- Your objective -
All of the material should be reproduced exactly, with pictures left out.

● ● ● ● ●

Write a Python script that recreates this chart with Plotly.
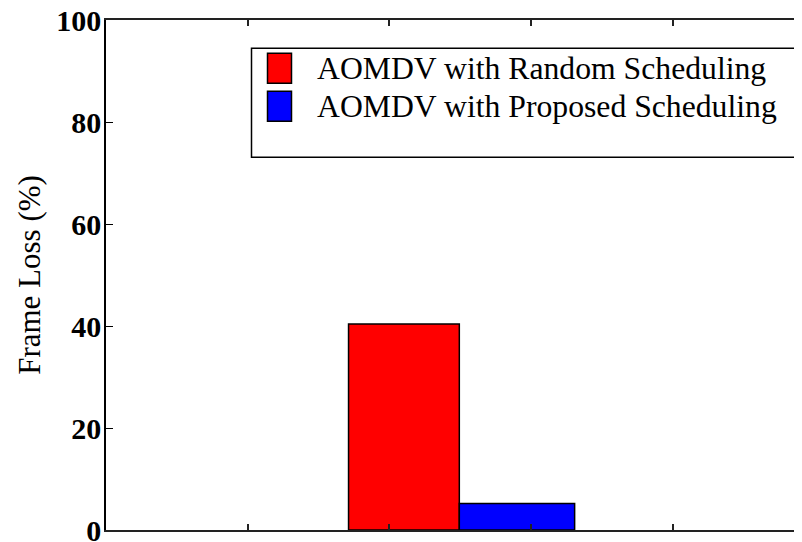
import plotly.graph_objects as go

# ---- data ----
series_names = ["AOMDV with Random Scheduling", "AOMDV with Proposed Scheduling"]
series_values = [40.4, 5.2]
group_position = [2.5]
series_colors = ["#ff0000", "#0000ff"]
y_tick_values = [0, 20, 40, 60, 80, 100]
x_tick_values = [0, 1, 2, 3, 4, 5]

# ---- styling ----
FONT = "Liberation Serif, Times New Roman, serif"
PAGE_OFF = 8  # default body margin of the html page
W, H = 812, 542
ML, MR, MT, MB = 98, 0, 12, 20
bar_offsets = [-0.788, -0.006]
bar_widths = [0.782, 0.814]
TICK_SPACING_PX = 141.67

fig = go.Figure()
for name, val, col, off, w in zip(series_names, series_values, series_colors, bar_offsets, bar_widths):
    fig.add_trace(go.Bar(
        x=group_position, y=[val], name=name, offset=off, width=w,
        marker=dict(color=col, line=dict(color="black", width=1.5)),
        showlegend=False,
    ))

# legend (box + swatches + labels), positions given in page pixels
pw = W - ML - MR
ph = H - MT - MB
def px(x):
    return (x - PAGE_OFF - ML) / pw
def py(y):
    return (PAGE_OFF + MT + ph - y) / ph

fig.add_shape(type="rect", xref="paper", yref="paper",
              x0=px(251.5), x1=px(830), y0=py(157.3), y1=py(48.3),
              line=dict(color="black", width=1.5), fillcolor="white", layer="above")
row_centers = [68.3, 106.3]
for name, col, yc in zip(series_names, series_colors, row_centers):
    fig.add_shape(type="rect", xref="paper", yref="paper",
                  x0=px(267.5), x1=px(291.5), y0=py(yc + 15), y1=py(yc - 15),
                  line=dict(color="black", width=1.5), fillcolor=col, layer="above")
    fig.add_annotation(xref="paper", yref="paper", x=px(315), y=py(yc),
                       xanchor="left", yanchor="middle", showarrow=False,
                       text=name, font=dict(family=FONT, size=31.7, color="black"))

fig.update_layout(
    width=W, height=H,
    margin=dict(l=ML, r=MR, t=MT, b=MB, autoexpand=False),
    paper_bgcolor="white", plot_bgcolor="white",
    barmode="overlay",
    showlegend=False,
    font=dict(family=FONT, color="black"),
)
fig.update_xaxes(
    range=[0, pw / TICK_SPACING_PX], tickvals=x_tick_values, showticklabels=False,
    ticks="inside", ticklen=6, tickcolor="#222", tickwidth=1.5,
    showline=True, linecolor="#222", linewidth=1.5, mirror="allticks",
    showgrid=False, zeroline=False,
)
fig.update_yaxes(
    range=[0, 100], tickvals=y_tick_values,
    ticks="inside", ticklen=7, tickcolor="black", tickwidth=1,
    showline=True, linecolor="black", linewidth=1.5, mirror=False,
    showgrid=False, zeroline=False,
    tickfont=dict(family=FONT, size=30, color="black", weight="bold"),
    ticklabelstandoff=-3, ticklabeloverflow="allow",
    title=dict(text="Frame Loss (%)", font=dict(family=FONT, size=31, color="black"), standoff=6),
)

fig.write_html("out.html")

● ● ● ● ●

- Result for this exercise -
Write a Python script that recreates this chart with Plotly.
import plotly.graph_objects as go

# ---- data ----
series_names = ["AOMDV with Random Scheduling", "AOMDV with Proposed Scheduling"]
series_values = [40.4, 5.2]
group_position = [2.5]
series_colors = ["#ff0000", "#0000ff"]
y_tick_values = [0, 20, 40, 60, 80, 100]
x_tick_values = [0, 1, 2, 3, 4, 5]

# ---- styling ----
FONT = "Liberation Serif, Times New Roman, serif"
PAGE_OFF = 8  # default body margin of the html page
W, H = 812, 542
ML, MR, MT, MB = 98, 0, 12, 20
bar_offsets = [-0.788, -0.006]
bar_widths = [0.782, 0.814]
TICK_SPACING_PX = 141.67

fig = go.Figure()
for name, val, col, off, w in zip(series_names, series_values, series_colors, bar_offsets, bar_widths):
    fig.add_trace(go.Bar(
        x=group_position, y=[val], name=name, offset=off, width=w,
        marker=dict(color=col, line=dict(color="black", width=1.5)),
        showlegend=False,
    ))

# legend (box + swatches + labels), positions given in page pixels
pw = W - ML - MR
ph = H - MT - MB
def px(x):
    return (x - PAGE_OFF - ML) / pw
def py(y):
    return (PAGE_OFF + MT + ph - y) / ph

fig.add_shape(type="rect", xref="paper", yref="paper",
              x0=px(251.5), x1=px(830), y0=py(157.3), y1=py(48.3),
              line=dict(color="black", width=1.5), fillcolor="white", layer="above")
row_centers = [68.3, 106.3]
for name, col, yc in zip(series_names, series_colors, row_centers):
    fig.add_shape(type="rect", xref="paper", yref="paper",
                  x0=px(267.5), x1=px(291.5), y0=py(yc + 15), y1=py(yc - 15),
                  line=dict(color="black", width=1.5), fillcolor=col, layer="above")
    fig.add_annotation(xref="paper", yref="paper", x=px(315), y=py(yc),
                       xanchor="left", yanchor="middle", showarrow=False,
                       text=name, font=dict(family=FONT, size=31.7, color="black"))

fig.update_layout(
    width=W, height=H,
    margin=dict(l=ML, r=MR, t=MT, b=MB, autoexpand=False),
    paper_bgcolor="white", plot_bgcolor="white",
    barmode="overlay",
    showlegend=False,
    font=dict(family=FONT, color="black"),
)
fig.update_xaxes(
    range=[0, pw / TICK_SPACING_PX], tickvals=x_tick_values, showticklabels=False,
    ticks="inside", ticklen=6, tickcolor="#222", tickwidth=1.5,
    showline=True, linecolor="#222", linewidth=1.5, mirror="allticks",
    showgrid=False, zeroline=False,
)
fig.update_yaxes(
    range=[0, 100], tickvals=y_tick_values,
    ticks="inside", ticklen=7, tickcolor="black", tickwidth=1,
    showline=True, linecolor="black", linewidth=1.5, mirror=False,
    showgrid=False, zeroline=False,
    tickfont=dict(family=FONT, size=30, color="black", weight="bold"),
    ticklabelstandoff=-3, ticklabeloverflow="allow",
    title=dict(text="Frame Loss (%)", font=dict(family=FONT, size=31, color="black"), standoff=6),
)

fig.write_html("out.html")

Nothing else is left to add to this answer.